• Your goal
Copy the material that follows word for word and omit its pictures.

• Recorded information
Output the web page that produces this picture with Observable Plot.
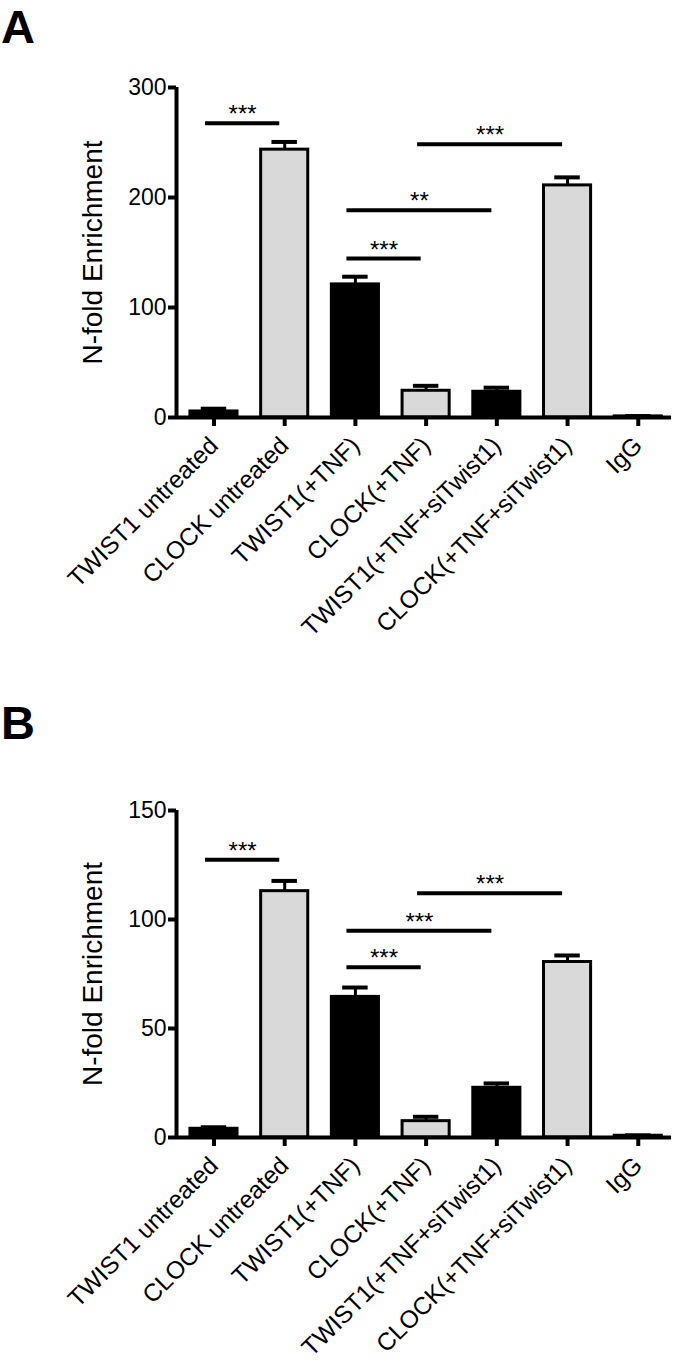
<!DOCTYPE html>
<html>
<head>
<meta charset="utf-8">
<script src="https://cdn.jsdelivr.net/npm/d3@7"></script>
<script src="https://cdn.jsdelivr.net/npm/@observablehq/plot@0.6"></script>
<style>
  html, body { margin: 0; padding: 0; background: #fff; }
  #page { position: relative; width: 674px; height: 1363px; overflow: hidden; font-family: "Liberation Sans", Arial, sans-serif; }
  .letter { position: absolute; left: 1px; font-size: 47px; font-weight: bold; line-height: 40px; height: 40px; color: #000; }
  .panel { position: absolute; left: 0; }
</style>
</head>
<body>
<div id="page">
  <div class="panel" id="panelA" style="top:0px"></div>
  <div class="panel" id="panelB" style="top:680px"></div>
  <div class="letter" id="letterA" style="top:7px">A</div>
  <div class="letter" id="letterB" style="top:703px">B</div>
</div>
<script>
// ---- data ----
const categories = ["TWIST1 untreated", "CLOCK untreated", "TWIST1(+TNF)", "CLOCK(+TNF)", "TWIST1(+TNF+siTwist1)", "CLOCK(+TNF+siTwist1)", "IgG"];
const yLabel = "N-fold Enrichment";

const valuesA = [5.5, 243.5, 121, 24.3, 23.4, 211, 1];
const errorsA = [2.5, 7, 7, 4.5, 3.7, 7.3, 0.3];
const yTicksA = [0, 100, 200, 300];
const sigFromA = [0, 3, 2, 2];
const sigToA = [1, 5, 4, 3];
const sigYA = [267.5, 248.4, 188.3, 144.5];
const sigLabelA = ["***", "***", "**", "***"];

const valuesB = [4, 113, 64.5, 7.5, 22.8, 80.5, 0.8];
const errorsB = [0.7, 4.7, 4.3, 2, 2, 3, 0.2];
const yTicksB = [0, 50, 100, 150];
const sigFromB = [0, 3, 2, 2];
const sigToB = [1, 5, 4, 3];
const sigYB = [127.4, 112, 94.8, 78.1];
const sigLabelB = ["***", "***", "***", "***"];

// ---- drawing ----
const halfBar = 0.333;   // half bar width in category units
const halfCap = 0.18;    // half error-cap width
const xDomain = [-0.53, 6.47];

function group(name) {
  return name.startsWith("CLOCK") ? "CLOCK" : name.startsWith("TWIST1") ? "TWIST1" : "IgG";
}

function panel({values, errors, yTicks, sigFrom, sigTo, sigY, sigLabel, height, marginTop, marginBottom}) {
  const rows = categories.map((c, i) => ({i, c, g: group(c), v: values[i], e: errors[i]}));
  const sig = sigFrom.map((f, k) => ({x1: f - 0.12, x2: sigTo[k] - 0.07, y: sigY[k], label: sigLabel[k]}));
  const yMax = yTicks[yTicks.length - 1];
  return Plot.plot({
    width: 674,
    height,
    marginLeft: 176,
    marginRight: 3,
    marginTop,
    marginBottom,
    style: {color: "#000", background: "transparent", fontFamily: "\"Liberation Sans\", Arial, sans-serif", overflow: "visible"},
    x: {type: "linear", domain: xDomain, axis: null},
    y: {domain: [0, yMax], axis: null},
    color: {domain: ["TWIST1", "CLOCK", "IgG"], range: ["#000000", "#d9d9d9", "#000000"]},
    marks: [
      Plot.rectY(rows, {x1: d => d.i - halfBar, x2: d => d.i + halfBar, y1: 0, y2: "v", fill: "g", stroke: "#000", strokeWidth: 3}),
      Plot.ruleX(rows, {x: "i", y1: "v", y2: d => d.v + d.e, stroke: "#000", strokeWidth: 3}),
      Plot.ruleY(rows, {y: d => d.v + d.e, x1: d => d.i - halfCap, x2: d => d.i + halfCap, stroke: "#000", strokeWidth: 4}),
      Plot.ruleY(sig, {y: "y", x1: "x1", x2: "x2", stroke: "#000", strokeWidth: 4}),
      Plot.text(sig, {x: d => (d.x1 + d.x2) / 2, y: "y", text: "label", fontSize: 24, lineAnchor: "bottom", dy: -1, fill: "#000"}),
      Plot.ruleY([0], {stroke: "#000", strokeWidth: 4}),
      Plot.ruleX([xDomain[0]], {y1: 0, y2: yMax, stroke: "#000", strokeWidth: 4}),
      Plot.axisY({ticks: yTicks, tickSize: 8, tickPadding: 2, fontSize: 23, strokeWidth: 4, label: null}),
      Plot.axisX({ticks: d3.range(categories.length), tickFormat: i => categories[i], tickRotate: -45, tickSize: 9, tickPadding: 15, fontSize: 24.5, strokeWidth: 4, label: null}),
      Plot.text([yLabel], {frameAnchor: "left", textAnchor: "middle", rotate: -90, dx: -83, fontSize: 28, fill: "#000"})
    ]
  });
}

document.getElementById("panelA").append(panel({
  values: valuesA, errors: errorsA, yTicks: yTicksA,
  sigFrom: sigFromA, sigTo: sigToA, sigY: sigYA, sigLabel: sigLabelA,
  height: 680, marginTop: 87, marginBottom: 263
}));
document.getElementById("panelB").append(panel({
  values: valuesB, errors: errorsB, yTicks: yTicksB,
  sigFrom: sigFromB, sigTo: sigToB, sigY: sigYB, sigLabel: sigLabelB,
  height: 683, marginTop: 130, marginBottom: 226
}));
</script>
</body>
</html>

• Result
Output the web page that produces this picture with Observable Plot.
<!DOCTYPE html>
<html>
<head>
<meta charset="utf-8">
<script src="https://cdn.jsdelivr.net/npm/d3@7"></script>
<script src="https://cdn.jsdelivr.net/npm/@observablehq/plot@0.6"></script>
<style>
  html, body { margin: 0; padding: 0; background: #fff; }
  #page { position: relative; width: 674px; height: 1363px; overflow: hidden; font-family: "Liberation Sans", Arial, sans-serif; }
  .letter { position: absolute; left: 1px; font-size: 47px; font-weight: bold; line-height: 40px; height: 40px; color: #000; }
  .panel { position: absolute; left: 0; }
</style>
</head>
<body>
<div id="page">
  <div class="panel" id="panelA" style="top:0px"></div>
  <div class="panel" id="panelB" style="top:680px"></div>
  <div class="letter" id="letterA" style="top:7px">A</div>
  <div class="letter" id="letterB" style="top:703px">B</div>
</div>
<script>
// ---- data ----
const categories = ["TWIST1 untreated", "CLOCK untreated", "TWIST1(+TNF)", "CLOCK(+TNF)", "TWIST1(+TNF+siTwist1)", "CLOCK(+TNF+siTwist1)", "IgG"];
const yLabel = "N-fold Enrichment";

const valuesA = [5.5, 243.5, 121, 24.3, 23.4, 211, 1];
const errorsA = [2.5, 7, 7, 4.5, 3.7, 7.3, 0.3];
const yTicksA = [0, 100, 200, 300];
const sigFromA = [0, 3, 2, 2];
const sigToA = [1, 5, 4, 3];
const sigYA = [267.5, 248.4, 188.3, 144.5];
const sigLabelA = ["***", "***", "**", "***"];

const valuesB = [4, 113, 64.5, 7.5, 22.8, 80.5, 0.8];
const errorsB = [0.7, 4.7, 4.3, 2, 2, 3, 0.2];
const yTicksB = [0, 50, 100, 150];
const sigFromB = [0, 3, 2, 2];
const sigToB = [1, 5, 4, 3];
const sigYB = [127.4, 112, 94.8, 78.1];
const sigLabelB = ["***", "***", "***", "***"];

// ---- drawing ----
const halfBar = 0.333;   // half bar width in category units
const halfCap = 0.18;    // half error-cap width
const xDomain = [-0.53, 6.47];

function group(name) {
  return name.startsWith("CLOCK") ? "CLOCK" : name.startsWith("TWIST1") ? "TWIST1" : "IgG";
}

function panel({values, errors, yTicks, sigFrom, sigTo, sigY, sigLabel, height, marginTop, marginBottom}) {
  const rows = categories.map((c, i) => ({i, c, g: group(c), v: values[i], e: errors[i]}));
  const sig = sigFrom.map((f, k) => ({x1: f - 0.12, x2: sigTo[k] - 0.07, y: sigY[k], label: sigLabel[k]}));
  const yMax = yTicks[yTicks.length - 1];
  return Plot.plot({
    width: 674,
    height,
    marginLeft: 176,
    marginRight: 3,
    marginTop,
    marginBottom,
    style: {color: "#000", background: "transparent", fontFamily: "\"Liberation Sans\", Arial, sans-serif", overflow: "visible"},
    x: {type: "linear", domain: xDomain, axis: null},
    y: {domain: [0, yMax], axis: null},
    color: {domain: ["TWIST1", "CLOCK", "IgG"], range: ["#000000", "#d9d9d9", "#000000"]},
    marks: [
      Plot.rectY(rows, {x1: d => d.i - halfBar, x2: d => d.i + halfBar, y1: 0, y2: "v", fill: "g", stroke: "#000", strokeWidth: 3}),
      Plot.ruleX(rows, {x: "i", y1: "v", y2: d => d.v + d.e, stroke: "#000", strokeWidth: 3}),
      Plot.ruleY(rows, {y: d => d.v + d.e, x1: d => d.i - halfCap, x2: d => d.i + halfCap, stroke: "#000", strokeWidth: 4}),
      Plot.ruleY(sig, {y: "y", x1: "x1", x2: "x2", stroke: "#000", strokeWidth: 4}),
      Plot.text(sig, {x: d => (d.x1 + d.x2) / 2, y: "y", text: "label", fontSize: 24, lineAnchor: "bottom", dy: -1, fill: "#000"}),
      Plot.ruleY([0], {stroke: "#000", strokeWidth: 4}),
      Plot.ruleX([xDomain[0]], {y1: 0, y2: yMax, stroke: "#000", strokeWidth: 4}),
      Plot.axisY({ticks: yTicks, tickSize: 8, tickPadding: 2, fontSize: 23, strokeWidth: 4, label: null}),
      Plot.axisX({ticks: d3.range(categories.length), tickFormat: i => categories[i], tickRotate: -45, tickSize: 9, tickPadding: 15, fontSize: 24.5, strokeWidth: 4, label: null}),
      Plot.text([yLabel], {frameAnchor: "left", textAnchor: "middle", rotate: -90, dx: -83, fontSize: 28, fill: "#000"})
    ]
  });
}

document.getElementById("panelA").append(panel({
  values: valuesA, errors: errorsA, yTicks: yTicksA,
  sigFrom: sigFromA, sigTo: sigToA, sigY: sigYA, sigLabel: sigLabelA,
  height: 680, marginTop: 87, marginBottom: 263
}));
document.getElementById("panelB").append(panel({
  values: valuesB, errors: errorsB, yTicks: yTicksB,
  sigFrom: sigFromB, sigTo: sigToB, sigY: sigYB, sigLabel: sigLabelB,
  height: 683, marginTop: 130, marginBottom: 226
}));
</script>
</body>
</html>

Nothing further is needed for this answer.